Problem: Will you output all of the data below exactly, omitting the images?

Stored data:
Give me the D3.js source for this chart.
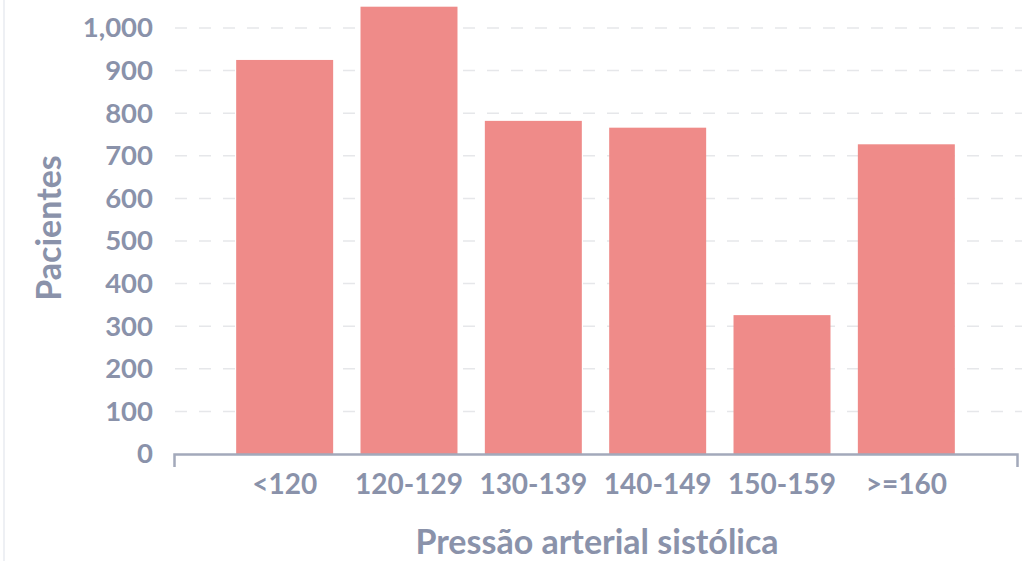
<!DOCTYPE html>
<html><head><meta charset="utf-8">
<script src="https://cdn.jsdelivr.net/npm/d3@7"></script>
<style>
html,body{margin:0;padding:0;background:#fff;}
svg{display:block;font-family:Lato,"Open Sans",sans-serif;}
</style></head>
<body>
<svg id="chart" width="1031" height="561"></svg>
<script>
const categories = ["<120","120-129","130-139","140-149","150-159",">=160"];
const values = [925, 1050, 782, 766, 326, 727];
const yTicks = [0,100,200,300,400,500,600,700,800,900,1000];
const xTitle = "Pressão arterial sistólica";
const yTitle = "Pacientes";

const svg = d3.select("#chart");
const textColor = "#8a92aa";
const barColor = "#ef8b89";
const W = 700;

svg.append("rect").attr("x",3).attr("y",0).attr("width",2).attr("height",561).attr("fill","#eef0f4");

const x = d3.scaleBand().domain(categories).range([174,1017]).paddingInner(0.22).paddingOuter(0.5);
const y = d3.scaleLinear().domain([0,1000]).range([454,28]);

svg.append("g").selectAll("line").data(yTicks.filter(d=>d>0)).join("line")
  .attr("x1",175).attr("x2",1022)
  .attr("y1",d=>y(d)).attr("y2",d=>y(d))
  .attr("stroke","#e6e7ea").attr("stroke-width",1.5).attr("stroke-dasharray","12,12");

svg.append("g").selectAll("rect").data(categories).join("rect")
  .attr("x",d=>x(d)).attr("width",x.bandwidth())
  .attr("y",(d,i)=>y(values[i])).attr("height",(d,i)=>y(0)-y(values[i]))
  .attr("fill",barColor);

const yAxis = svg.append("g").attr("transform","translate(160,0)")
  .call(d3.axisLeft(y).tickValues(yTicks).tickFormat(d3.format(",")).tickSize(0).tickPadding(7));
yAxis.select(".domain").remove();
yAxis.selectAll("text").attr("fill",textColor).attr("font-size",27.5).attr("font-weight",W)
  .attr("font-family","Lato, sans-serif");

const xAxis = svg.append("g").attr("transform","translate(0,454)")
  .call(d3.axisBottom(x).tickSize(0).tickSizeOuter(13).tickPadding(20));
xAxis.select(".domain").attr("stroke","#a3a9bb").attr("stroke-width",2.5);
xAxis.selectAll("text").attr("fill",textColor).attr("font-size",28).attr("font-weight",W)
  .attr("font-family","Lato, sans-serif");

svg.append("text").attr("x",597).attr("y",554).attr("text-anchor","middle")
  .attr("fill",textColor).attr("font-size",34).attr("font-weight",W).text(xTitle);
svg.append("text").attr("transform","translate(61,228) rotate(-90)").attr("text-anchor","middle")
  .attr("fill",textColor).attr("font-size",34).attr("font-weight",W).text(yTitle);
</script>
</body></html>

Exercise response:
Give me the D3.js source for this chart.
<!DOCTYPE html>
<html><head><meta charset="utf-8">
<script src="https://cdn.jsdelivr.net/npm/d3@7"></script>
<style>
html,body{margin:0;padding:0;background:#fff;}
svg{display:block;font-family:Lato,"Open Sans",sans-serif;}
</style></head>
<body>
<svg id="chart" width="1031" height="561"></svg>
<script>
const categories = ["<120","120-129","130-139","140-149","150-159",">=160"];
const values = [925, 1050, 782, 766, 326, 727];
const yTicks = [0,100,200,300,400,500,600,700,800,900,1000];
const xTitle = "Pressão arterial sistólica";
const yTitle = "Pacientes";

const svg = d3.select("#chart");
const textColor = "#8a92aa";
const barColor = "#ef8b89";
const W = 700;

svg.append("rect").attr("x",3).attr("y",0).attr("width",2).attr("height",561).attr("fill","#eef0f4");

const x = d3.scaleBand().domain(categories).range([174,1017]).paddingInner(0.22).paddingOuter(0.5);
const y = d3.scaleLinear().domain([0,1000]).range([454,28]);

svg.append("g").selectAll("line").data(yTicks.filter(d=>d>0)).join("line")
  .attr("x1",175).attr("x2",1022)
  .attr("y1",d=>y(d)).attr("y2",d=>y(d))
  .attr("stroke","#e6e7ea").attr("stroke-width",1.5).attr("stroke-dasharray","12,12");

svg.append("g").selectAll("rect").data(categories).join("rect")
  .attr("x",d=>x(d)).attr("width",x.bandwidth())
  .attr("y",(d,i)=>y(values[i])).attr("height",(d,i)=>y(0)-y(values[i]))
  .attr("fill",barColor);

const yAxis = svg.append("g").attr("transform","translate(160,0)")
  .call(d3.axisLeft(y).tickValues(yTicks).tickFormat(d3.format(",")).tickSize(0).tickPadding(7));
yAxis.select(".domain").remove();
yAxis.selectAll("text").attr("fill",textColor).attr("font-size",27.5).attr("font-weight",W)
  .attr("font-family","Lato, sans-serif");

const xAxis = svg.append("g").attr("transform","translate(0,454)")
  .call(d3.axisBottom(x).tickSize(0).tickSizeOuter(13).tickPadding(20));
xAxis.select(".domain").attr("stroke","#a3a9bb").attr("stroke-width",2.5);
xAxis.selectAll("text").attr("fill",textColor).attr("font-size",28).attr("font-weight",W)
  .attr("font-family","Lato, sans-serif");

svg.append("text").attr("x",597).attr("y",554).attr("text-anchor","middle")
  .attr("fill",textColor).attr("font-size",34).attr("font-weight",W).text(xTitle);
svg.append("text").attr("transform","translate(61,228) rotate(-90)").attr("text-anchor","middle")
  .attr("fill",textColor).attr("font-size",34).attr("font-weight",W).text(yTitle);
</script>
</body></html>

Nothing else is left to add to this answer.